I know I can control a lot of how I see this.  I can focus on the fact that we basically have two free cars – with free gas – for the summer and an entire other house if we need it.  We’re also doing a really good thing to help those people who gave up 18 years of their life for me.  And, like everything in this world, it is not a permanent arrangement.  The next 120 days – yes, I’m counting – will pass and they will return and we’ll get some time back.  In the mean time, I think I’ll see what they left in their wine cabinet.

Blocked

Oh, y’all,I have been having epic writers’ block recently – that written form of constipation that makes you think you might have something to get out, but really, you’re just going to sit there for a while and stare blankly into space contemplating what could possibly help to move things along.  It’s the kind that makes you whine to your significant other about uncomfortable you are, how blocked you feel and wish that things would just move the hell on. Yes, I really did just compare writer’s block to constipation.  No, you can’t un-read that.

Via Creative Commons by photosteve101

I’ve had plenty of topics marinating in the noggin.  But, the process of actually forming the ideas into coherent and witty prose has become an exercise if futility.  My delete button is getting a lot more action than my return button.  Here’s a typical blogging session: good idea pops into head; witty title is prepared; blank page is stared at; first sentence is written (usually starting with the very unimaginative “I”), and promptly deleted because it is a) stupid b) really stupid or c) so stupid a first grader wouldn’t want their name on it.  Two sentences are written, then deleted.  Switch to another topic entirely and repeat.  Spend at least an hour exhausting ideas and fingers writing words that will be immediately deleted for their utter lack of value.

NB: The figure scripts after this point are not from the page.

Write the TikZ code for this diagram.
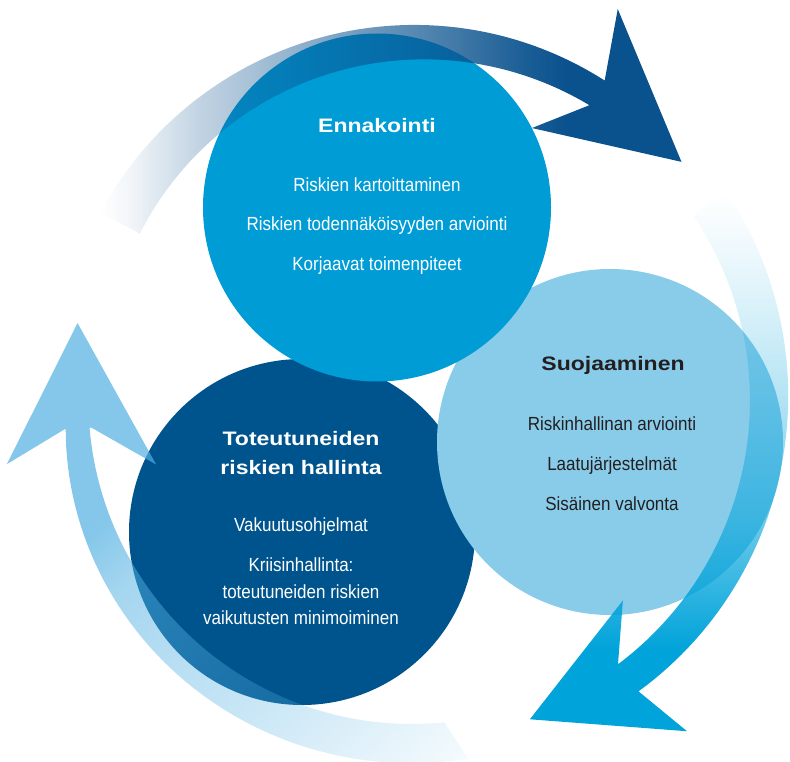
\documentclass[tikz,border=0pt]{standalone}
\usepackage{fontspec}
\usetikzlibrary{fadings}
\newfontfamily\bodyfont{Liberation Sans}[FakeStretch=0.895]
\newfontfamily\headfont{Liberation Sans}[FakeStretch=1.18]

\definecolor{ennblue}{RGB}{0,156,214}
\definecolor{suoblue}{RGB}{137,204,234}
\definecolor{totnavy}{RGB}{0,84,141}
\definecolor{darktext}{RGB}{35,31,32}
\definecolor{arrowtop}{RGB}{10,82,142}
\definecolor{arrowright}{RGB}{0,163,218}
\definecolor{arrowleft}{RGB}{80,175,225}

\begin{document}
% opacity ramps for the three cycle arrows (tail fades out);
% the path's bounding box covers the middle half of each ramp
\pgfdeclarehorizontalshading{topfadeshade}{100bp}{color(0bp)=(pgftransparent!100); color(25bp)=(pgftransparent!100); color(27.5bp)=(pgftransparent!95); color(33.5bp)=(pgftransparent!75); color(42bp)=(pgftransparent!55); color(53.5bp)=(pgftransparent!28); color(61bp)=(pgftransparent!8); color(65bp)=(pgftransparent!0); color(100bp)=(pgftransparent!0)}
\pgfdeclarefading{topfade}{\pgfuseshading{topfadeshade}}
\pgfdeclareverticalshading{rightfadeshade}{100bp}{color(0bp)=(pgftransparent!0); color(32.5bp)=(pgftransparent!0); color(37bp)=(pgftransparent!15); color(45bp)=(pgftransparent!45); color(55.5bp)=(pgftransparent!70); color(64.5bp)=(pgftransparent!86); color(72bp)=(pgftransparent!97); color(75bp)=(pgftransparent!100); color(100bp)=(pgftransparent!100)}
\pgfdeclarefading{rightfade}{\pgfuseshading{rightfadeshade}}
\pgfdeclarehorizontalshading{leftfadeshade}{200bp}{color(0bp)=(pgftransparent!30); color(87.5bp)=(pgftransparent!30); color(94.5bp)=(pgftransparent!49); color(114.5bp)=(pgftransparent!70); color(133bp)=(pgftransparent!93); color(136bp)=(pgftransparent!100); color(200bp)=(pgftransparent!100)}
\pgfdeclarefading{leftfade}{\pgfuseshading{leftfadeshade}}
\begin{tikzpicture}[x=1pt,y=-1pt,
  disc/.style={circle, minimum size=#1, inner sep=0pt, draw=none},
  headtext/.style={font=\headfont\bfseries\fontsize{19.5}{23}\selectfont, anchor=base, inner sep=0pt},
  bodytext/.style={font=\bodyfont\fontsize{19}{23}\selectfont, anchor=base, inner sep=0pt}]
\useasboundingbox (0,0) rectangle (790,762);

% the three phase discs
\node[disc=346pt, fill=totnavy] (toteutuneet) at (302,532) {};
\node[disc=346pt, fill=suoblue] (suojaaminen) at (610,442) {};
\node[disc=348pt, fill=ennblue] (ennakointi) at (377,207.5) {};

% arrow over the top: Ennakointi -> Suojaaminen
\begin{scope}[shift={(420,380)}]
  \fill[arrowtop, path fading=topfade]
    plot[domain=-152.4:-58.3, samples=60] (\x:{361-9*(\x+152.4)/94.1})
    -- (-61.9:420.5) -- (-39.8:340.8) -- (-66:275.8) -- (-58.3:323)
    -- plot[domain=-58.3:-152.4, samples=60] (\x:{316+7*(\x+152.4)/94.1})
    -- cycle;
\end{scope}

% arrow down the right side: Suojaaminen -> Toteutuneiden riskien hallinta
\begin{scope}[shift={(420,400)}]
  \fill[arrowright, path fading=rightfade]
    plot[domain=-34.6:53.1, samples=60] (\x:{371-7*(\x+34.6)/87.7})
    -- (51.1:425.3) -- (71.0:337.4) -- (44.6:285) -- (53.1:329.8)
    -- plot[domain=53.1:-34.1, samples=60] (\x:{330})
    -- cycle;
\end{scope}

% arrow up the left side: Toteutuneiden riskien hallinta -> Ennakointi
\begin{scope}[shift={(420,400)}]
  \fill[arrowleft, path fading=leftfade, fading angle=-45]
    plot[domain=81:175.4, samples=60] (\x:{364.5-15.5*((\x-81)/94.4)^3})
    -- (171.1:412) -- (193.1:344.9) -- (166.0:264.8) -- (175.2:323.1)
    -- plot[domain=175.2:84.2, samples=60] (\x:{325})
    -- cycle;
\end{scope}

% Ennakointi
\node[headtext, white] (enn-title) at (377,132.3) {Ennakointi};
\node[bodytext, white] (enn-1) at (377,191.7) {Riskien kartoittaminen};
\node[bodytext, white] (enn-2) at (377,230.7) {Riskien todennäköisyyden arviointi};
\node[bodytext, white] (enn-3) at (377,270.7) {Korjaavat toimenpiteet};

% Suojaaminen
\node[headtext, darktext] (suo-title) at (613,370) {Suojaaminen};
\node[bodytext, darktext] (suo-1) at (612,430.7) {Riskinhallinan arviointi};
\node[bodytext, darktext] (suo-2) at (612,470.7) {Laatujärjestelmät};
\node[bodytext, darktext] (suo-3) at (612,510.7) {Sisäinen valvonta};

% Toteutuneiden riskien hallinta
\node[headtext, white] (tot-title1) at (301,445.7) {Toteutuneiden};
\node[headtext, white] (tot-title2) at (301,474.2) {riskien hallinta};
\node[bodytext, white] (tot-1) at (301,531.7) {Vakuutusohjelmat};
\node[bodytext, white] (tot-2) at (301,571.7) {Kriisinhallinta:};
\node[bodytext, white] (tot-3) at (301,598.3) {toteutuneiden riskien};
\node[bodytext, white] (tot-4) at (301,624.3) {vaikutusten minimoiminen};
\end{tikzpicture}
\end{document}
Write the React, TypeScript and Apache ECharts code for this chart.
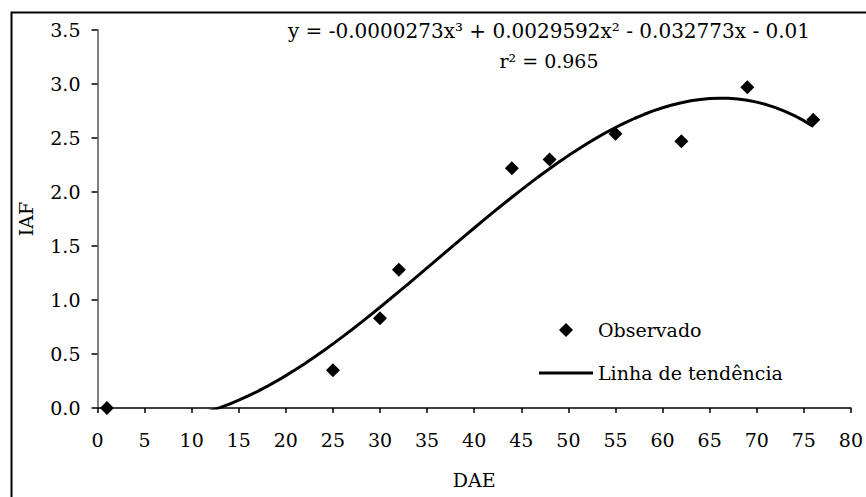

The thing is, I know what is holding me back.  I know it like my son’s face and like the back of my hand.

I am deeply, deply afraid of offending you, dear Reader.  What, you ask, might I have to say that would offend you?  Well, I certainly wouldn’t comment disparagingly on your choice of outfit (which is lovely by the way – very flattering and the color really suits you) or your hair style (gorgeous!).  No, I’m afraid that you’ll be really, really annoyed when I … complain.  Sweet Jesus, I want to complain. But I want to complain about trivial crap.  The minute I do thought I begin to think of those poor people in Joplin who would love to have a house let alone go through renovating the kitchen.  I think about all those fine ladies still dealing with infertility and waiting for their miracle who would love to have a cranky toddler literally trying to throw himself out of their arms while they are walking.  Or I think about people who are orphans and would love to have one more day with their parents even if it is to take care of their house and cars and mail and cable problems while they are gone for six months. Overseas. Traveling. Cavorting. Having FUN. (That’s a whole other post).

You see, life is doing its normal thing here – alternating between being breathtaking (rocking Rex to sleep tonight – if I could bottle that feeling and sell it, there would be no war) and unbelievably frustrating (the tile guys leaving chewed gum on my door jam after removing my old kitchen floor and gouging my wood floor threshold with the refrigerator. Yes, really.).  But, every time I go to write about it, I imagine you – YES YOU – sitting there with one finger on the mouse going, DELETE! DELETE! That’s it, I’m done! She is an ungrateful spoiled brat and I refuse to read another post whining about overly privileged life. Or something like that.

The thing is, 90% of the time I’m very grateful for what I have. It’s the 10% of the time when shit breaks, when Rex puts on his cranky pants and cries because I won’t let him walk on the neighbor’s yard, when I have to spend 3 hours on the freaking phone with the cable company for my parents’ account because it doesn’t work, when the plumber wants to charge me $700 to install a freaking sink and dishwasher, I just want to tell you fine people about it.  So, I’ll make you a deal: you let me complain and I promise to do it in the most humorous and fabulous way possible.  I might even take the constipation analogy off the table.  Deal? A girl’s got to have her toilet soap box you know.